I grew up in the house across the street from my grandparents. They helped raise me. I was there almost every day. I spent a lot of time in that kitchen. [The reference in the poem to “painting of an elder in the style of Chuck Close”] is a painting my sister did in high school of my grandfather. That’s also a part of the last line, where I say she’s “stealing secrets for lunch”—my grandmother has always been like the neighborhood watch—in a good way and in a bad way. When I was a teenager, I was like: Leave me alone! But it was also kind of nice, because she was always watching out from the window and making sure that everything was safe and sound in the neighborhood.

The concept of yin and yang reoccurs throughout the poem and really anchors it. Can you tell me more about what it signifies in the piece?

It has a lot to do with the generational gap between my grandparents and me, and the cultural gap that comes with that. When I grew up, I didn’t notice it as much, but now when I visit home I can see it really is just like these two cultures and these two time periods that are mashed together. It’s this coexistence of their ideals and my ideals, and their culture and us younger ones who are more assimilated and more Americanized.

In “La Mujer,” you write that your grandmother “refuses to be reduced to a crankshaft / or a piece of produce.” Can you talk about the forces she’s resisting?

A lot of times, [as] Latinos or Mexicans, we’re identified in terms of our jobs, especially these jobs that society considers lesser-than. Like being a migrant worker, or being a cleaner, or things like that.

It’s also connected to place because crankshaft is part of the car and that’s something that is very much Midwest based. Especially in Ohio and Michigan, with the auto industry here. So that speaks to the change from being more outside and living with the earth as migrant workers to moving in and starting to do factory work in Ohio.

It’s about how even though oftentimes we are defined by our jobs by society, and the fact that we spend so much time working—or they’ve spent so much time working these painstaking jobs, that she was still able to carve out her own identity, apart from that.

When you were writing “La Mujer,” were you thinking about any particular poets or writers?

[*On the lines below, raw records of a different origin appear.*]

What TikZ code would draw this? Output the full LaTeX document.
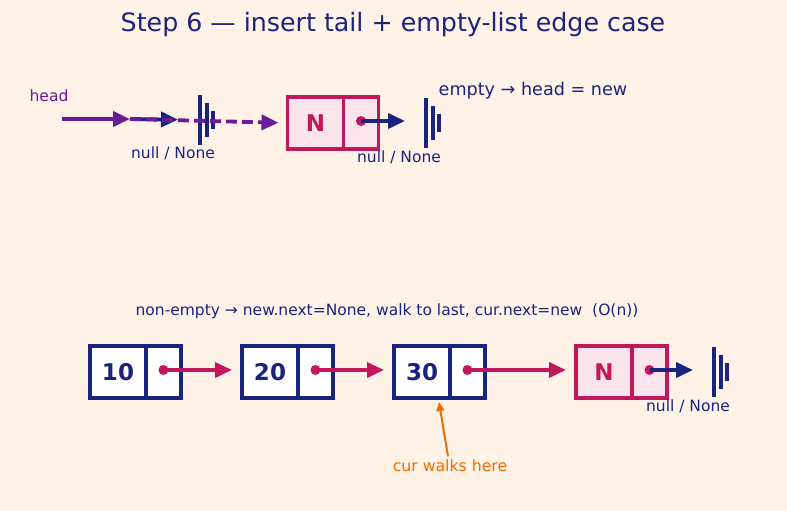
\documentclass[tikz,border=0pt]{standalone}
\usepackage{fontspec}
\setmainfont{DejaVu Sans}
\usetikzlibrary{arrows.meta}
\usetikzlibrary{positioning}
\definecolor{navy}{HTML}{1A237E}
\definecolor{crimson}{HTML}{C2185B}
\definecolor{plum}{HTML}{6A1B9A}
\definecolor{amber}{HTML}{EF6C00}
\definecolor{pinkfill}{HTML}{FCE4EC}
\definecolor{paper}{HTML}{FFF3E8}
\tikzset{
  cell/.style={draw=navy, line width=3.5pt, fill=white, minimum height=52pt,
    outer sep=0pt, inner sep=0pt, text=navy,
    font=\fontsize{23}{27}\selectfont\bfseries},
  valcell/.style={cell, minimum width=56pt},
  ptrcell/.style={cell, minimum width=35pt},
  newcell/.style={draw=crimson, fill=pinkfill, text=crimson},
  dot/.style={circle, fill=crimson, inner sep=0pt, minimum size=10pt},
  tip/.style={-{Triangle[length=17pt,width=15pt]}},
  link/.style={tip, crimson, line width=3.8pt},
  nulllink/.style={tip, navy, line width=3.8pt},
  headlink/.style={tip, plum, line width=3.8pt},
  nulltext/.style={text=navy, font=\fontsize{15.5}{18}\selectfont},
  nullbars/.pic={
    \draw[navy, line width=4pt] (0,-25) -- (0,25);
    \draw[navy, line width=4pt] (7,-17) -- (7,17);
    \draw[navy, line width=4pt] (13,-9) -- (13,9);
  },
}
\begin{document}
\begin{tikzpicture}[x=1pt, y=-1pt]
    \fill[paper] (0,0) rectangle (787,511);
    \useasboundingbox (0,0) rectangle (787,511);

    \node[text=navy, font=\fontsize{25.3}{30}\selectfont] (title) at (393,25)
      {Step 6 — insert tail + empty-list edge case};

    % empty list
    \node[text=plum, font=\fontsize{15.6}{18}\selectfont] (hd) at (49,96) {head};
    \coordinate (hs) at (62,119);
    \coordinate (hp) at (130,119);
    \coordinate (null1) at (200,120);
    \pic at (null1) {nullbars};
    \node[nulltext] (nl1) at (173,153) {null / None};

    \node[valcell, newcell] (vT) at (315.5,123) {N};
    \node[ptrcell, newcell, right=0pt of vT] (pT) {};
    \node[dot] (dT) at ([yshift=2pt]pT.center) {};
    \coordinate (null2) at (426,123);
    \pic at (null2) {nullbars};
    \node[nulltext] (nl2) at (399,157) {null / None};
    \node[text=navy, font=\fontsize{17.6}{21}\selectfont] (emp) at (533,91)
      {empty → head = new};

    \draw[nulllink, shorten >=22pt] (hp) -- (null1);
    \draw[headlink, dash pattern=on 11pt off 5pt, shorten >=9pt] (hp) -- (vT.west);
    \draw[headlink] (hs) -- (hp);
    \draw[nulllink, shorten >=21pt] (dT.center) -- (null2 |- dT);

    % non-empty list
    \node[text=navy, font=\fontsize{15.5}{18}\selectfont] (nonemp) at (387,311)
      {non-empty → new.next=None, walk to last, cur.next=new\ \ (O(n))};

    \node[valcell] (v10) at (118,372) {10};
    \node[ptrcell, right=0pt of v10] (p10) {};
    \node[valcell, right=61pt of p10] (v20) {20};
    \node[ptrcell, right=0pt of v20] (p20) {};
    \node[valcell, right=61pt of p20] (v30) {30};
    \node[ptrcell, right=0pt of v30] (p30) {};
    \node[valcell, newcell, right=91pt of p30] (vN) {N};
    \node[ptrcell, newcell, right=0pt of vN] (pN) {};

    \node[dot] (d10) at ([yshift=2pt]p10.center) {};
    \node[dot] (d20) at ([yshift=2pt]p20.center) {};
    \node[dot] (d30) at ([yshift=2pt]p30.center) {};
    \node[dot] (dN) at ([yshift=2pt]pN.center) {};

    \draw[link, shorten >=10pt] (d10.center) -- (v20.west |- d10);
    \draw[link, shorten >=10pt] (d20.center) -- (v30.west |- d20);
    \draw[link, shorten >=10pt] (d30.center) -- (vN.west |- d30);

    \coordinate (null3) at (714,372);
    \pic at (null3) {nullbars};
    \node[nulltext] (nl3) at (688,406) {null / None};
    \draw[nulllink, shorten >=21pt] (dN.center) -- (null3 |- dN);

    \node[text=amber, font=\fontsize{15.7}{18}\selectfont] (cw) at (450,466) {cur walks here};
    \draw[amber, line width=2pt, -{Triangle[length=9pt,width=8pt]}]
      ([xshift=-2pt]cw.north) -- ([xshift=17pt, yshift=-4pt]v30.south);
  \end{tikzpicture}
\end{document}
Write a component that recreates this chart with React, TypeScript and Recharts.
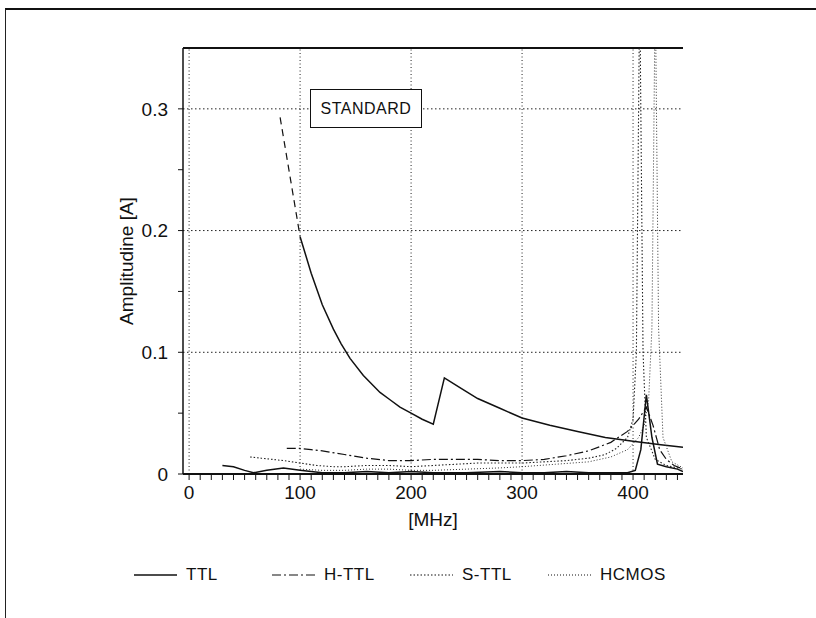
import React from 'react';
import { LineChart, Line, XAxis, YAxis, ReferenceLine, Legend } from 'recharts';

// ---- data (frequency in MHz, amplitude in A) ----
const standardSteepFreq = [82, 100];
const standardSteepAmp = [0.293, 0.195];

const standardFreq = [100, 110, 120, 130, 137, 145, 157, 172, 181, 190, 200, 210, 220, 230, 244, 260, 280, 300, 325, 350, 375, 400, 425, 445];
const standardAmp = [0.195, 0.165, 0.139, 0.119, 0.107, 0.095, 0.081, 0.067, 0.061, 0.055, 0.05, 0.045, 0.041, 0.079, 0.071, 0.062, 0.054, 0.046, 0.04, 0.035, 0.03, 0.027, 0.024, 0.022];

const ttlFreq = [30, 40, 50, 58, 70, 85, 100, 110, 120, 140, 160, 180, 200, 220, 250, 280, 300, 320, 340, 360, 380, 395, 402, 407, 412, 417, 422, 430, 440, 445];
const ttlAmp = [0.007, 0.006, 0.003, 0.001, 0.003, 0.005, 0.003, 0.002, 0.001, 0.001, 0.002, 0.001, 0.002, 0.001, 0.001, 0.002, 0.001, 0.001, 0.002, 0.001, 0.001, 0.001, 0.003, 0.02, 0.065, 0.03, 0.008, 0.006, 0.004, 0.002];

const httlFreq = [88, 100, 110, 120, 140, 160, 180, 200, 220, 240, 260, 280, 300, 320, 340, 360, 380, 395, 405, 412, 418, 424, 430, 437, 445];
const httlAmp = [0.021, 0.021, 0.02, 0.019, 0.016, 0.013, 0.011, 0.011, 0.012, 0.012, 0.012, 0.011, 0.011, 0.012, 0.015, 0.019, 0.026, 0.035, 0.045, 0.055, 0.04, 0.02, 0.012, 0.007, 0.004];

const sttlFreq = [55, 65, 75, 85, 100, 115, 130, 140, 160, 180, 200, 220, 240, 260, 280, 300, 320, 340, 360, 375, 385, 395, 400, 403, 406, 409, 412, 420, 430, 445];
const sttlAmp = [0.014, 0.013, 0.012, 0.011, 0.009, 0.007, 0.006, 0.006, 0.007, 0.007, 0.006, 0.007, 0.008, 0.009, 0.009, 0.009, 0.01, 0.011, 0.013, 0.016, 0.021, 0.03, 0.045, 0.1, 0.4, 0.1, 0.03, 0.012, 0.007, 0.004];

const hcmosFreq = [100, 120, 140, 160, 180, 200, 220, 250, 280, 300, 330, 360, 380, 395, 405, 410, 414, 417, 420, 423, 427, 435, 445];
const hcmosAmp = [0.004, 0.003, 0.003, 0.004, 0.004, 0.003, 0.003, 0.004, 0.005, 0.006, 0.008, 0.01, 0.014, 0.02, 0.03, 0.04, 0.06, 0.12, 0.4, 0.12, 0.03, 0.01, 0.005];

const xTicks = [0, 10, 20, 30, 40, 50, 60, 70, 80, 90, 100, 110, 120, 130, 140, 150, 160, 170, 180, 190, 200, 210, 220, 230, 240, 250, 260, 270, 280, 290, 300, 310, 320, 330, 340, 350, 360, 370, 380, 390, 400, 410, 420, 430, 440];
const xLabelTicks = [0, 100, 200, 300, 400];
const yTicks = [0, 0.05, 0.1, 0.15, 0.2, 0.25, 0.3];
const yLabelTicks = [0, 0.1, 0.2, 0.3];
const gridX = [0, 100, 200, 300, 400];
const gridY = [0.1, 0.2, 0.3];

const seriesNames = ['TTL', 'H-TTL', 'S-TTL', 'HCMOS'];
const seriesDash: Record<string, string | undefined> = {
  TTL: undefined,
  'H-TTL': '9 3 2 3',
  'S-TTL': '1.5 2',
  HCMOS: '1 2',
};

const toPoints = (f: number[], a: number[]) => f.map((x, i) => ({ f: x, a: a[i] }));

const INK = '#111';
const FONT = '"Liberation Sans", Arial, Helvetica, sans-serif';

const LegendContent = () => (
  <div style={{ display: 'flex', fontFamily: FONT, fontSize: 17, color: INK, height: 30, alignItems: 'center' }}>
    {seriesNames.map((n) => (
      <div key={n} style={{ width: 138, display: 'flex', alignItems: 'center' }}>
        <svg width={43} height={10} style={{ display: 'block' }}>
          <line x1={0} y1={5} x2={43} y2={5} stroke={INK} strokeWidth={n === 'TTL' ? 1.6 : 1.1} strokeDasharray={seriesDash[n]} />
        </svg>
        <span style={{ marginLeft: 9, letterSpacing: 0.5 }}>{n}</span>
      </div>
    ))}
  </div>
);

export default function App() {
  return (
    <div style={{ position: 'absolute', left: 0, top: 0, width: 816, height: 618, background: '#fff', fontFamily: FONT }}>
      <div style={{ position: 'absolute', left: 5, top: 8, width: 811, height: 610, borderTop: '2px solid #111', borderLeft: '1.5px solid #222', boxSizing: 'border-box' }} />
      <LineChart width={816} height={618} margin={{ top: 48, right: 133, bottom: 28, left: 103 }}>
        <XAxis
          dataKey="f"
          type="number"
          domain={[-5.5, 445]}
          allowDataOverflow
          ticks={xTicks}
          interval={0}
          tickFormatter={(v: number) => (xLabelTicks.includes(v) ? String(v) : '')}
          tickSize={6}
          tickMargin={6}
          height={86}
          axisLine={{ stroke: INK, strokeWidth: 2.2 }}
          tickLine={{ stroke: INK, strokeWidth: 1 }}
          tick={{ fontSize: 19, fill: INK, fontFamily: FONT }}
          label={(p: any) => {
            const vb = p.viewBox || {};
            return (
              <text x={vb.x + vb.width / 2} y={vb.y + 47} textAnchor="middle" dominantBaseline="middle" fontSize={19} fill={INK} fontFamily={FONT}>
                [MHz]
              </text>
            );
          }}
        />
        <YAxis
          type="number"
          domain={[0, 0.35]}
          allowDataOverflow
          ticks={yTicks}
          interval={0}
          tickFormatter={(v: number) => {
            const m = yLabelTicks.find((t) => Math.abs(t - v) < 1e-9);
            return m === undefined ? '' : String(m);
          }}
          width={80}
          tickSize={5}
          tickMargin={10}
          axisLine={{ stroke: INK, strokeWidth: 1.5 }}
          tickLine={{ stroke: INK, strokeWidth: 1 }}
          tick={{ fontSize: 19, fill: INK, fontFamily: FONT }}
          label={(p: any) => {
            const vb = p.viewBox || {};
            const cx = vb.x + 25;
            const cy = vb.y + vb.height / 2;
            return (
              <text x={cx} y={cy} textAnchor="middle" dominantBaseline="middle" transform={`rotate(-90 ${cx} ${cy})`} fontSize={19} fill={INK} fontFamily={FONT}>
                Amplitudine [A]
              </text>
            );
          }}
        />
        {gridX.map((x) => (
          <ReferenceLine key={'gx' + x} x={x} stroke="#222" strokeWidth={1} strokeDasharray="1 2.5" />
        ))}
        {gridY.map((y) => (
          <ReferenceLine key={'gy' + y} y={y} stroke="#222" strokeWidth={1} strokeDasharray="1.5 2.5" />
        ))}
        <ReferenceLine y={0.35} stroke={INK} strokeWidth={2} />
        <Line data={toPoints(standardSteepFreq, standardSteepAmp)} dataKey="a" name="standard-steep" type="linear" dot={false} stroke={INK} strokeWidth={1.2} strokeDasharray="7 5" legendType="none" isAnimationActive={false} />
        <Line data={toPoints(standardFreq, standardAmp)} dataKey="a" name="standard" type="linear" dot={false} stroke={INK} strokeWidth={1.5} legendType="none" isAnimationActive={false} />
        <Line data={toPoints(hcmosFreq, hcmosAmp)} dataKey="a" name="HCMOS" type="linear" dot={false} stroke="#333" strokeWidth={1} strokeDasharray={seriesDash.HCMOS} isAnimationActive={false} />
        <Line data={toPoints(sttlFreq, sttlAmp)} dataKey="a" name="S-TTL" type="linear" dot={false} stroke="#222" strokeWidth={1.1} strokeDasharray={seriesDash['S-TTL']} isAnimationActive={false} />
        <Line data={toPoints(httlFreq, httlAmp)} dataKey="a" name="H-TTL" type="linear" dot={false} stroke={INK} strokeWidth={1.2} strokeDasharray={seriesDash['H-TTL']} isAnimationActive={false} />
        <Line data={toPoints(ttlFreq, ttlAmp)} dataKey="a" name="TTL" type="linear" dot={false} stroke={INK} strokeWidth={1.5} isAnimationActive={false} />
        <Legend verticalAlign="bottom" align="left" content={<LegendContent />} wrapperStyle={{ left: 134, width: 560 }} />
      </LineChart>
      <div
        style={{
          position: 'absolute',
          left: 310,
          top: 89,
          width: 112,
          height: 39,
          border: '1.5px solid #111',
          background: '#fff',
          boxSizing: 'border-box',
          display: 'flex',
          alignItems: 'center',
          justifyContent: 'center',
          fontSize: 16,
          color: INK,
          letterSpacing: 0.5,
          fontFamily: FONT,
        }}
      >
        STANDARD
      </div>
    </div>
  );
}
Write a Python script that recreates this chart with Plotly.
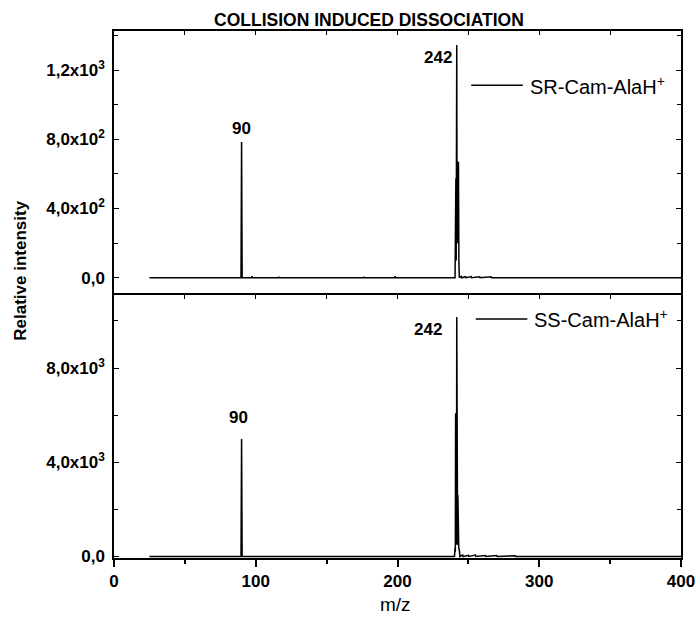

When I’m writing about my elders, I try to have a similar tone as Robert Hayden in his poem about his father, “Those Winter Sundays,” because it acknowledges the hardness and the strife of their lives, but also how we got to where we are because of that sacrifice that they made. And that there’s emotionality behind it. Because of their grit and their need to survive, a lot of times they’re not able to open up emotionally because of cultural conditioning to suffer in silence.

I wanted to see through that and examine how everything around them is kind of buzzing with life.

It’s been over a year since the pandemic hit. How are you reflecting on what you wrote in “La Mujer” in relation to this moment that we’re all in?

Reading it now makes me miss my grandmother because I haven’t seen her in a year or more. A lot of things have happened since then. She was caretaking for her elder sister and her nephew, and both of them passed away in the past few months, within two days of each other.

I just really wish I could see her and hug her and walk around the garden and look at her chickens. Just hang out and be near her. Especially as my grandparents are getting older and older, I feel like I need to spend a lot more time with them, and I should. Even though I’m not fluent in Spanish, I try my best to learn from them and learn their stories, and just be grateful that I have the opportunity to have elders with such strong presence in my life who have helped me grow up.